Honest Abe Curation
WCS Latigo Leather strop, 3” with D rings: Many have heard of, and appreciate, the work of the reclusive Mountain Mike. Living in a secluded area of Mt. San Jacinto, he crafts these beautiful strops by hand from Latigo leather. He cuts the leather to a 3” swath to cover the whole width of the blade and dons the end of the strop with stainless steel D-rings for a secure grip while stropping. Pre-conditioned leather ensures a supple, even surface for the razor to glide along: no oil or conditioner needed! For Lincoln’s premium straight razor, it seems only fitting that he’d have an all-American strop to accompany it.
Mitchell’s Wool Fat Shaving Soap: While Williams Mug shaving soap was, in fact, available since the 1840s, I’d like to think Honest Abe would’ve kicked it up a notch. He was a no-nonsense man, which means that he’d use a soap that smelled decent, but more importantly, got the job done very well. Enter Mitchell’s Wool Fat Shaving Soap. A tallow-and-lanolin-based shaving soap (which produces a notably slick and dense lather with a light, detergent-like scent) would befit the Gentle Giant and his daily grooming regimen.
Tabac Shaving Soap: While Tabac has only been in production since the 1950s, I thought this soap deserved a spot on this list. If Abe wanted to switch it up a bit, it likely would have been with a soap scented with one of our country’s oldest agricultural endeavors: tobacco. Tabac is a “love it or hate it” scent profile, but according to many historical entries, perfumes were usually only categorized between floral and musky. Tabac, however, has it all! Notes of orange, lemon, lavender, geranium, oakwood, vetiver, musk, ambergris, tobacco and musk (plus a few others) make this a powdery, floral tobacco perfectly fitting the times of our 16th president.
Pinaud Clubman, Lilac Vegetal: Edouard Pinaud opened his famous house of perfumes - appropriately named the “House of Ed Pinaud” - in the 1840s. He quickly gained massive success with his high-end grooming products and fragrances and, soon, was commissioned by Napoleon III to produce an aftershave for the Hungarian cavalry: an aftershave he called “lilac Vegetal”. This scent also falls in line with many other fragrances of the 17th century, with a light, floral musk perfect for capping off Abe’s manly shave.

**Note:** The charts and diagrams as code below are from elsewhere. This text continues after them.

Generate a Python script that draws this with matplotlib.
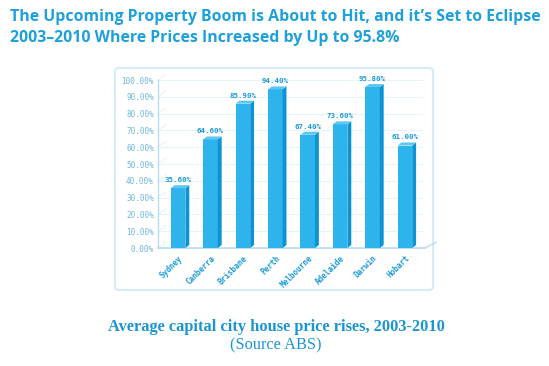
import matplotlib
matplotlib.use("Agg")
import matplotlib.pyplot as plt
from matplotlib.patches import Polygon, FancyBboxPatch

cities = ["Sydney", "Canberra", "Brisbane", "Perth", "Melbourne", "Adelaide", "Darwin", "Hobart"]
rises = [35.6, 64.6, 85.9, 94.4, 67.4, 73.6, 95.8, 61.0]
y_ticks = [0, 10, 20, 30, 40, 50, 60, 70, 80, 90, 100]

front = "#2db4ec"
side = "#0e93d2"
top = "#5cc8f2"
text_blue = "#1a9ad8"
tick_blue = "#6fb8dc"

fig = plt.figure(figsize=(5.49, 3.66), dpi=100)
fig.patch.set_facecolor("white")

# chart frame
frame = FancyBboxPatch((115 / 549, 1 - 290 / 366), (433 - 115) / 549, (290 - 68) / 366,
                       boxstyle="round,pad=0,rounding_size=0.008", transform=fig.transFigure,
                       facecolor="none", edgecolor="#d4ecf8", linewidth=1.5, zorder=-1)
fig.patches.append(frame)

ax = fig.add_axes([158 / 549, 1 - 248 / 366, (425 - 158) / 549, (248 - 80) / 366])
ax.set_xlim(-0.62, 7.62)
ax.set_ylim(0, 100)
ax.set_facecolor("none")

# 3d-ish offsets in data units
dx, dy = 0.12, 1.8
w = 0.45

for y in y_ticks:
    ax.plot([-0.62, 7.62 - 0.1], [y, y], color="#e6f3fb", lw=0.8, zorder=0, clip_on=False)
    ax.plot([-0.62, -0.62 + 0.25], [y, y + 3.5], color="#e6f3fb", lw=0.8, zorder=0, clip_on=False)

# floor
ax.plot([-0.62, 7.62], [0, 0], color="#b8ddf2", lw=1.2, zorder=1, clip_on=False)
ax.plot([7.62, 7.62 + 0.35], [0, 3.5], color="#b8ddf2", lw=1.0, zorder=1, clip_on=False)

for i, v in enumerate(rises):
    x0 = i - w / 2
    x1 = i + w / 2
    ax.bar(i, v, width=w, color=front, zorder=3, edgecolor="none")
    ax.add_patch(Polygon([(x1, 0), (x1 + dx, dy), (x1 + dx, v + dy), (x1, v)],
                         closed=True, facecolor=side, edgecolor="none", zorder=3))
    ax.add_patch(Polygon([(x0, v), (x0 + dx, v + dy), (x1 + dx, v + dy), (x1, v)],
                         closed=True, facecolor=top, edgecolor="none", zorder=3))
    ax.text(i, v + dy + 1.2, f"{v:.2f}%", ha="center", va="bottom",
            fontsize=5.3, fontweight="bold", family="DejaVu Sans Mono", color=text_blue)

ax.set_yticks(y_ticks)
ax.set_yticklabels([f"{t:.2f}%" for t in y_ticks], family="DejaVu Sans Mono",
                   fontsize=5.5, color=tick_blue)
ax.set_xticks(range(len(cities)))
ax.set_xticklabels(cities, rotation=45, ha="right", rotation_mode="anchor",
                   family="DejaVu Sans Mono", fontsize=5.5, fontweight="bold", color=text_blue)
ax.tick_params(axis="both", length=0, pad=3)
ax.tick_params(axis="x", pad=4)
for s in ["top", "right", "bottom"]:
    ax.spines[s].set_visible(False)
ax.spines["left"].set_color("#b8ddf2")
ax.spines["left"].set_linewidth(1.0)

fig.text(10 / 549, 1 - 17 / 366,
         "The Upcoming Property Boom is About to Hit, and it\u2019s Set to Eclipse",
         family="Open Sans", fontweight="bold", fontsize=11.45, color="#1ea0da",
         ha="left", va="center")
fig.text(10 / 549, 1 - 38 / 366,
         "2003\u20132010 Where Prices Increased by Up to 95.8%",
         family="Open Sans", fontweight="bold", fontsize=11.45, color="#1ea0da",
         ha="left", va="center")

fig.text(276 / 549, 1 - 327 / 366, "Average capital city house price rises, 2003-2010",
         family="Liberation Serif", fontweight="bold", fontsize=11.8, color="#1b95d2",
         ha="center", va="center")
fig.text(276 / 549, 1 - 345 / 366, "(Source ABS)",
         family="Liberation Serif", fontsize=11.8, color="#1b95d2",
         ha="center", va="center")

fig.savefig("out.png", dpi=100, facecolor="white")
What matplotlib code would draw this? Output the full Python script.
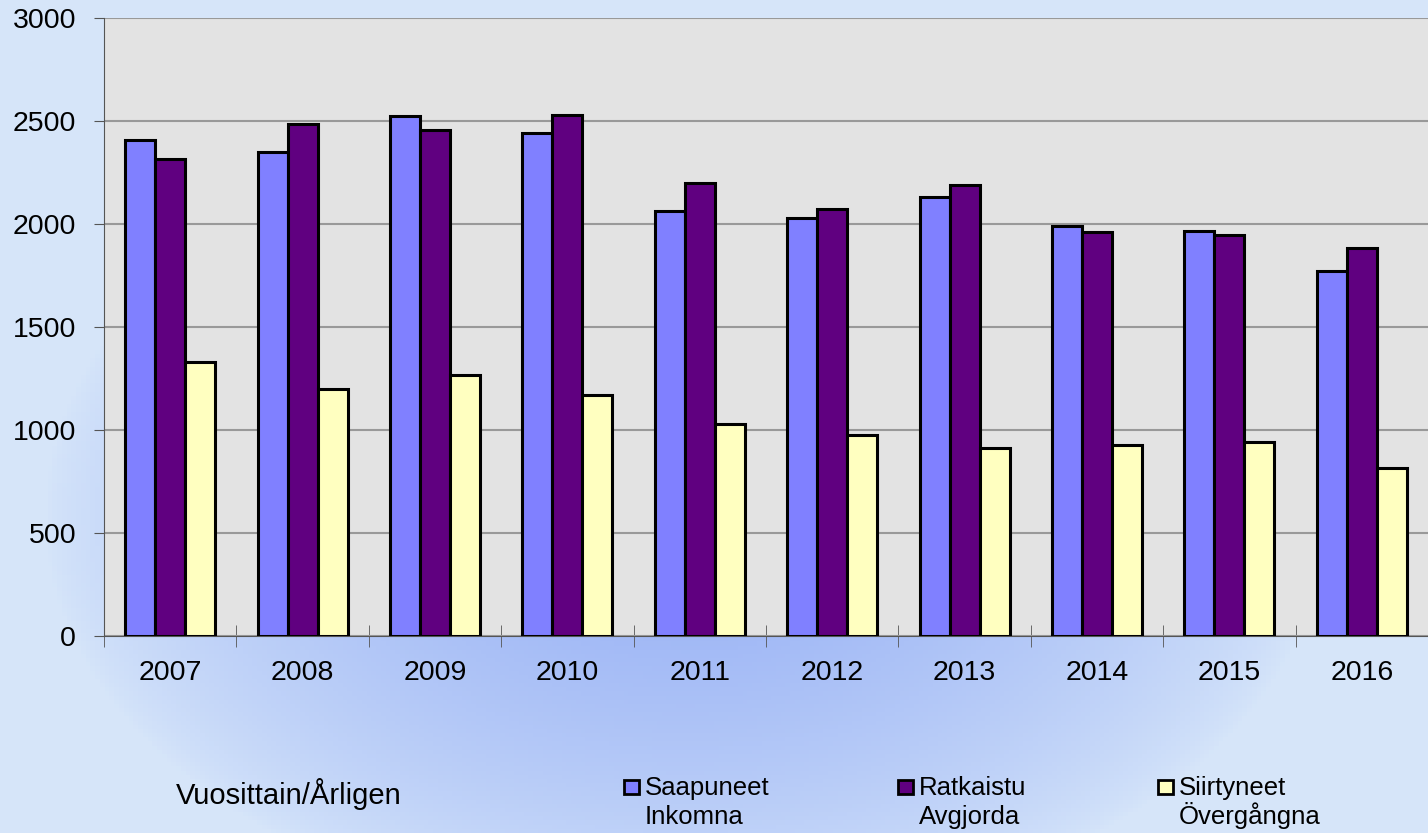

WCS Flare Silvertip badger brush, Faux Horn: The use of badger hair shaving brushes can be traced back to 16th-century France. Its properties made it highly desirable for luxurious shaves from the first use. While originally sporting longer handles (for barber use only), shorter handles worked their way into many shaving brushes as personal grooming gained popularity. Various animal horn and tusk was a popular material during the 17th century -- and has a ridiculously classy appearance. For a comfortable shave, this timeless design of shaving brush would perfectly suit the traditionalist.
Abraham’s Beard Conditioner, Barbershop: One of Lincoln's staple features was his epic and distinguished beard. This was no beard of the disheveled (though the man himself often was), but a beard of care and attention. While a beard acts to warm the face and protect it from the elements, it can also severely dry out your skin, largely defeating its very purpose for many! Not only does this beard oil bear the name of one of our finest presidents, but is scented with Barbershop-inspired notes of bergamot, basil, oakmoss, and white patchouli for a clean, crisp scent. Let’s face it: bathing was not always a frequent practice during the 1800s, so clean scents such as this one really helped to mask any unwanted odors!
Acca Kappa Military Style Hair Brush, White Bristle: Acca Kappa was born in the 1860s, and focused on making high-end hair brushes. Since this time, their brushes have been made of high quality - and oftentimes unique - wood in which rests natural boar bristles. The age-old design and functional materials made this worthy of adorning Lincoln’s (and your!) counter-top for an efficient and reliable hair groom to last a lifetime.